The definition of triu!
in dense.jl
of LinearAlgebra is copy-pasted below. Observing line 181, we see that zero(M[i])
is calculated at each iteration of the inner loop. Obviously, this can be moved out of the loop and re-written as ZERO = zero(M[1])
just below idx = 1
. Line 181 now should read M[i] = ZERO
. The same thing happens again at line 225 in tril!
.
function tril!(M::AbstractMatrix, k::Integer)
m, n = size(M)
if !(-m - 1 <= k <= n - 1)
throw(ArgumentError(string("the requested diagonal, $k, must be at least ",
"$(-m - 1) and at most $(n - 1) in an $m-by-$n matrix")))
end
idx = 1
for j = 0:n-1
ii = min(max(0, j-k), m)
for i = idx:(idx+ii-1)
M[i] = zero(M[i])
end
idx += m
end
M
end
Benchmarking the original and modified versions shows a small performance improvement of about 8% .
using BenchmarkTools
a = rand(1000,1000);
julia> @btime triu!(a,0);
187.311 μs (0 allocations: 0 bytes)
julia> @btime my_triu!(a,0);
173.455 μs (0 allocations: 0 bytes)
Should I open an issue to modify both functions or did I miss something?
EDIT:
Oh, sorry, my fault. I modified a
between the two calls.
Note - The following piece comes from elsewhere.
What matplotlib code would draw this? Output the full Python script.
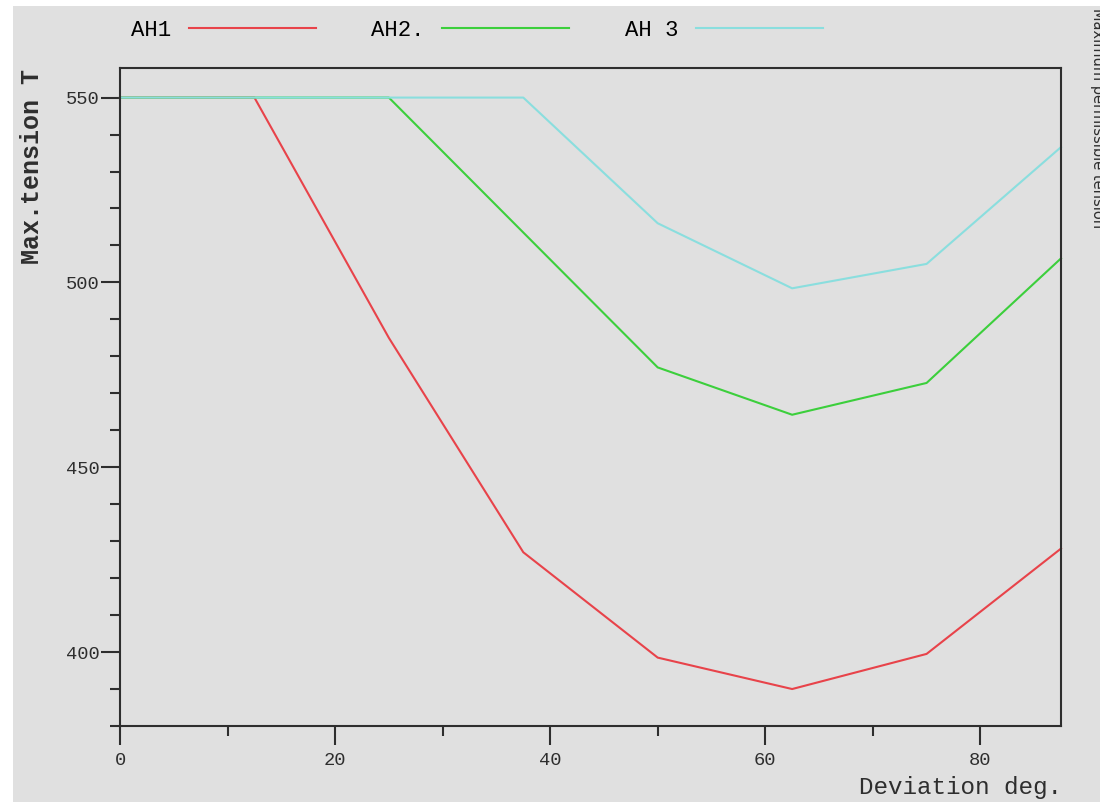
import matplotlib.pyplot as plt
from matplotlib.patches import Rectangle
from matplotlib.ticker import MultipleLocator

# Abweichung (deg) und max. Zugkraft (T) je Kurve
deviation = [0, 12.5, 25, 37.5, 50, 62.5, 75, 87.5]
ah1 = [550, 550, 485, 427, 398.5, 390, 399.5, 428]
ah2 = [550, 550, 550, 513.5, 477, 464.2, 472.8, 506.5]
ah3 = [550, 550, 550, 550, 516, 498.4, 505, 536.6]

labels = ["AH1", "AH2.", "AH 3"]
colors = ["#e8434a", "#3ccf3c", "#8adede"]

mono = "Liberation Mono"
bg = "#e0e0e0"
ink = "#2e2e2e"

fig = plt.figure(figsize=(11, 8.02), dpi=100)
fig.patch.set_facecolor("white")
fig.patches.append(Rectangle((13 / 1100, 0), 1, 1 - 6 / 802, transform=fig.transFigure,
                             facecolor=bg, edgecolor="none", zorder=-10))

ax = fig.add_axes([120 / 1100, 1 - 726 / 802, 941 / 1100, 658 / 802])
ax.set_facecolor(bg)

lines = []
for y, lab, c in zip([ah1, ah2, ah3], labels, colors):
    ln, = ax.plot(deviation, y, color=c, lw=1.5, label=lab, clip_on=False)
    lines.append(ln)

ax.set_xlim(0, 87.5)
ax.set_ylim(380, 558)
ax.xaxis.set_major_locator(MultipleLocator(20))
ax.xaxis.set_minor_locator(MultipleLocator(10))
ax.yaxis.set_major_locator(MultipleLocator(50))
ax.yaxis.set_minor_locator(MultipleLocator(10))
ax.tick_params(which="major", length=14, width=1.5, color=ink, labelsize=13.5)
ax.tick_params(axis="y", which="major", pad=0.5)
ax.tick_params(axis="x", which="major", pad=5)
ax.tick_params(which="minor", length=7, width=1.5, color=ink)
for lab in ax.get_xticklabels() + ax.get_yticklabels():
    lab.set_family(mono)
    lab.set_color(ink)
for sp in ax.spines.values():
    sp.set_color(ink)
    sp.set_linewidth(1.5)

# Achsenbeschriftungen
fig.text(32 / 1100, 1 - 166 / 802, "Max.tension T", rotation=90, ha="center", va="center",
         family=mono, fontsize=18, fontweight="bold", color=ink)
fig.text(1062 / 1100, 1 - 799 / 802, "Deviation deg.", ha="right", va="bottom",
         family=mono, fontsize=17.5, color=ink)
fig.text(1097 / 1100, 1 - 8 / 802, "Maximum permissible tension", rotation=270,
         ha="center", va="top", fontsize=10.5, color=ink)

# Legende oben, Text vor der Linie
fig.legend(lines, labels, loc="center left", bbox_to_anchor=(111 / 1100, 1 - 30 / 802),
           ncol=3, markerfirst=False, frameon=False, handlelength=5.7,
           columnspacing=2.5, handletextpad=0.8,
           prop={"family": mono, "size": 16})

plt.savefig("out.png", dpi=100, facecolor=fig.get_facecolor())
The compiler of 0.7-alpha seems too smart and likely, it optimized that away and constant-propagated that ZERO
.
julia> a = rand(1000,1000);
julia> b = copy(a);
julia> @btime triu!(a,0);
173.969 μs (0 allocations: 0 bytes)
julia> @btime my_triu!(b,0);
173.456 μs (0 allocations: 0 bytes)